>> begin Collected data

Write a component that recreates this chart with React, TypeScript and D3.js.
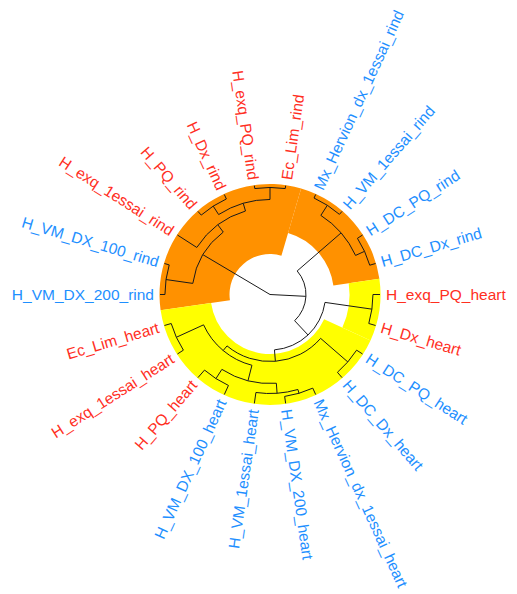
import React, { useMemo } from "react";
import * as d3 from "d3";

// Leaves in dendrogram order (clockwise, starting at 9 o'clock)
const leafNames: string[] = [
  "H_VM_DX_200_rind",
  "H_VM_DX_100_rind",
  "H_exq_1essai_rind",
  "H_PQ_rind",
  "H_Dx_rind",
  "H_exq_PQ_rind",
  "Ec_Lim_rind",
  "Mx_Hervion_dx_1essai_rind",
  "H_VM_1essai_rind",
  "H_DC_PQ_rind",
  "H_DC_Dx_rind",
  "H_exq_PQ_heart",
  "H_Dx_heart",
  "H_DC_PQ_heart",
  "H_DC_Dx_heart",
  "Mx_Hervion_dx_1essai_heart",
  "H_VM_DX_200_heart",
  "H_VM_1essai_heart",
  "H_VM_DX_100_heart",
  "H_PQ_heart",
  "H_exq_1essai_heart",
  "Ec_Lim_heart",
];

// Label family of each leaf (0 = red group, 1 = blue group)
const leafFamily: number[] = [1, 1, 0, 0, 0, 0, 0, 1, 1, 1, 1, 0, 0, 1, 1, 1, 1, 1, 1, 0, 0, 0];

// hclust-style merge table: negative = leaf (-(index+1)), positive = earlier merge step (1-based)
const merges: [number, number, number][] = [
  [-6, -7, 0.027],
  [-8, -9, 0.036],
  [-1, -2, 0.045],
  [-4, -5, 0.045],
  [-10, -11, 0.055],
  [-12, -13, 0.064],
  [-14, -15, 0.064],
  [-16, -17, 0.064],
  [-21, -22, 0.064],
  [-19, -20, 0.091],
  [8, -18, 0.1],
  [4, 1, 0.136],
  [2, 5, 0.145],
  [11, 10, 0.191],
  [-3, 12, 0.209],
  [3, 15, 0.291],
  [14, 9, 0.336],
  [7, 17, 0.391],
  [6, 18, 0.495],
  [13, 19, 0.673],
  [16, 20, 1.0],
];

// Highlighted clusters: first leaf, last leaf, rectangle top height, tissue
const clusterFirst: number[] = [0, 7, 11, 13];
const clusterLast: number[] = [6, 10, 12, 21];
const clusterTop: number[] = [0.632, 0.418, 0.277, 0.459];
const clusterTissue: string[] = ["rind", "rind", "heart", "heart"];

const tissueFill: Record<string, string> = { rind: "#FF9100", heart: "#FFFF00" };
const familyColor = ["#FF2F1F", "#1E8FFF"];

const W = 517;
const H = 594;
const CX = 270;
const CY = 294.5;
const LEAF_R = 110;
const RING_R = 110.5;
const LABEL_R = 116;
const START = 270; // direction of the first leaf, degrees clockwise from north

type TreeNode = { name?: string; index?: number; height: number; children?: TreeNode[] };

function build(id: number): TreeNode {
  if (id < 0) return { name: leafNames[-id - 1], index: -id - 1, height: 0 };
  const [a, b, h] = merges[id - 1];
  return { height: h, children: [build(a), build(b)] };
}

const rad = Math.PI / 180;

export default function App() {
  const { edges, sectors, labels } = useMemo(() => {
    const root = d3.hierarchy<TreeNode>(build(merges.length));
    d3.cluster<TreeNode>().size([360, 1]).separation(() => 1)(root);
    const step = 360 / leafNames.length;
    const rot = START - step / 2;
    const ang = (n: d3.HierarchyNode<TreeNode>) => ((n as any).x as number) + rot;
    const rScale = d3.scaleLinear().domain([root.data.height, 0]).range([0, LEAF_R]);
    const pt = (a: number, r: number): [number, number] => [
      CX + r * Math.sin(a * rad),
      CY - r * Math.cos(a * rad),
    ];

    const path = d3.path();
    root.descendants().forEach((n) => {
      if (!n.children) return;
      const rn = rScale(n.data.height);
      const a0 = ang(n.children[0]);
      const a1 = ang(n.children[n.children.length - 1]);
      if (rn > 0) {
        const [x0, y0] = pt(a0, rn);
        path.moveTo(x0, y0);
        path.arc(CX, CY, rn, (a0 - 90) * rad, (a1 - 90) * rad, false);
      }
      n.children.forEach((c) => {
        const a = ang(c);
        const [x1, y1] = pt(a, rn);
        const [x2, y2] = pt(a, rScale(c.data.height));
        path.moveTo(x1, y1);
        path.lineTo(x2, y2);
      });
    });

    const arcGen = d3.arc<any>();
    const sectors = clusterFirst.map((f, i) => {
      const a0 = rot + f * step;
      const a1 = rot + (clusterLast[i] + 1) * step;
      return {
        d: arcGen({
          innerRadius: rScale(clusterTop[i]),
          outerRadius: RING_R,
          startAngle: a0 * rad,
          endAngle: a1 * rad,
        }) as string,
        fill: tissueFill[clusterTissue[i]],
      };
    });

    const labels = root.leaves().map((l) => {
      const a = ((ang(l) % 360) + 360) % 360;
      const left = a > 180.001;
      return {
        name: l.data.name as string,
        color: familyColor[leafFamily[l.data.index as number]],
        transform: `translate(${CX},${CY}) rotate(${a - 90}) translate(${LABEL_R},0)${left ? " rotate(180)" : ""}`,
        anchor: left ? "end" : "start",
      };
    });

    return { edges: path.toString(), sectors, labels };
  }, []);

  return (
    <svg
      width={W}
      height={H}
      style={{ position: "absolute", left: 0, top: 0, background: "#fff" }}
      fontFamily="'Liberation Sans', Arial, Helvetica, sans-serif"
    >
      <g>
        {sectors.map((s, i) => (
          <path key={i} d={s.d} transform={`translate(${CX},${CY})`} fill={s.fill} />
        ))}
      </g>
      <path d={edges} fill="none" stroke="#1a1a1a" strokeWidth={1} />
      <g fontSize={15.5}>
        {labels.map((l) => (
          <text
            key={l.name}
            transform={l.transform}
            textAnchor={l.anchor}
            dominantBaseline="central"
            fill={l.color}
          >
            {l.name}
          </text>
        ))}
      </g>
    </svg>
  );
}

>> end Collected data

● **Instructions to follow**
Reproduce each line exactly, please, except for any pictures.

● **Final answer**
Write a component that recreates this chart with React, TypeScript and D3.js.
import React, { useMemo } from "react";
import * as d3 from "d3";

// Leaves in dendrogram order (clockwise, starting at 9 o'clock)
const leafNames: string[] = [
  "H_VM_DX_200_rind",
  "H_VM_DX_100_rind",
  "H_exq_1essai_rind",
  "H_PQ_rind",
  "H_Dx_rind",
  "H_exq_PQ_rind",
  "Ec_Lim_rind",
  "Mx_Hervion_dx_1essai_rind",
  "H_VM_1essai_rind",
  "H_DC_PQ_rind",
  "H_DC_Dx_rind",
  "H_exq_PQ_heart",
  "H_Dx_heart",
  "H_DC_PQ_heart",
  "H_DC_Dx_heart",
  "Mx_Hervion_dx_1essai_heart",
  "H_VM_DX_200_heart",
  "H_VM_1essai_heart",
  "H_VM_DX_100_heart",
  "H_PQ_heart",
  "H_exq_1essai_heart",
  "Ec_Lim_heart",
];

// Label family of each leaf (0 = red group, 1 = blue group)
const leafFamily: number[] = [1, 1, 0, 0, 0, 0, 0, 1, 1, 1, 1, 0, 0, 1, 1, 1, 1, 1, 1, 0, 0, 0];

// hclust-style merge table: negative = leaf (-(index+1)), positive = earlier merge step (1-based)
const merges: [number, number, number][] = [
  [-6, -7, 0.027],
  [-8, -9, 0.036],
  [-1, -2, 0.045],
  [-4, -5, 0.045],
  [-10, -11, 0.055],
  [-12, -13, 0.064],
  [-14, -15, 0.064],
  [-16, -17, 0.064],
  [-21, -22, 0.064],
  [-19, -20, 0.091],
  [8, -18, 0.1],
  [4, 1, 0.136],
  [2, 5, 0.145],
  [11, 10, 0.191],
  [-3, 12, 0.209],
  [3, 15, 0.291],
  [14, 9, 0.336],
  [7, 17, 0.391],
  [6, 18, 0.495],
  [13, 19, 0.673],
  [16, 20, 1.0],
];

// Highlighted clusters: first leaf, last leaf, rectangle top height, tissue
const clusterFirst: number[] = [0, 7, 11, 13];
const clusterLast: number[] = [6, 10, 12, 21];
const clusterTop: number[] = [0.632, 0.418, 0.277, 0.459];
const clusterTissue: string[] = ["rind", "rind", "heart", "heart"];

const tissueFill: Record<string, string> = { rind: "#FF9100", heart: "#FFFF00" };
const familyColor = ["#FF2F1F", "#1E8FFF"];

const W = 517;
const H = 594;
const CX = 270;
const CY = 294.5;
const LEAF_R = 110;
const RING_R = 110.5;
const LABEL_R = 116;
const START = 270; // direction of the first leaf, degrees clockwise from north

type TreeNode = { name?: string; index?: number; height: number; children?: TreeNode[] };

function build(id: number): TreeNode {
  if (id < 0) return { name: leafNames[-id - 1], index: -id - 1, height: 0 };
  const [a, b, h] = merges[id - 1];
  return { height: h, children: [build(a), build(b)] };
}

const rad = Math.PI / 180;

export default function App() {
  const { edges, sectors, labels } = useMemo(() => {
    const root = d3.hierarchy<TreeNode>(build(merges.length));
    d3.cluster<TreeNode>().size([360, 1]).separation(() => 1)(root);
    const step = 360 / leafNames.length;
    const rot = START - step / 2;
    const ang = (n: d3.HierarchyNode<TreeNode>) => ((n as any).x as number) + rot;
    const rScale = d3.scaleLinear().domain([root.data.height, 0]).range([0, LEAF_R]);
    const pt = (a: number, r: number): [number, number] => [
      CX + r * Math.sin(a * rad),
      CY - r * Math.cos(a * rad),
    ];

    const path = d3.path();
    root.descendants().forEach((n) => {
      if (!n.children) return;
      const rn = rScale(n.data.height);
      const a0 = ang(n.children[0]);
      const a1 = ang(n.children[n.children.length - 1]);
      if (rn > 0) {
        const [x0, y0] = pt(a0, rn);
        path.moveTo(x0, y0);
        path.arc(CX, CY, rn, (a0 - 90) * rad, (a1 - 90) * rad, false);
      }
      n.children.forEach((c) => {
        const a = ang(c);
        const [x1, y1] = pt(a, rn);
        const [x2, y2] = pt(a, rScale(c.data.height));
        path.moveTo(x1, y1);
        path.lineTo(x2, y2);
      });
    });

    const arcGen = d3.arc<any>();
    const sectors = clusterFirst.map((f, i) => {
      const a0 = rot + f * step;
      const a1 = rot + (clusterLast[i] + 1) * step;
      return {
        d: arcGen({
          innerRadius: rScale(clusterTop[i]),
          outerRadius: RING_R,
          startAngle: a0 * rad,
          endAngle: a1 * rad,
        }) as string,
        fill: tissueFill[clusterTissue[i]],
      };
    });

    const labels = root.leaves().map((l) => {
      const a = ((ang(l) % 360) + 360) % 360;
      const left = a > 180.001;
      return {
        name: l.data.name as string,
        color: familyColor[leafFamily[l.data.index as number]],
        transform: `translate(${CX},${CY}) rotate(${a - 90}) translate(${LABEL_R},0)${left ? " rotate(180)" : ""}`,
        anchor: left ? "end" : "start",
      };
    });

    return { edges: path.toString(), sectors, labels };
  }, []);

  return (
    <svg
      width={W}
      height={H}
      style={{ position: "absolute", left: 0, top: 0, background: "#fff" }}
      fontFamily="'Liberation Sans', Arial, Helvetica, sans-serif"
    >
      <g>
        {sectors.map((s, i) => (
          <path key={i} d={s.d} transform={`translate(${CX},${CY})`} fill={s.fill} />
        ))}
      </g>
      <path d={edges} fill="none" stroke="#1a1a1a" strokeWidth={1} />
      <g fontSize={15.5}>
        {labels.map((l) => (
          <text
            key={l.name}
            transform={l.transform}
            textAnchor={l.anchor}
            dominantBaseline="central"
            fill={l.color}
          >
            {l.name}
          </text>
        ))}
      </g>
    </svg>
  );
}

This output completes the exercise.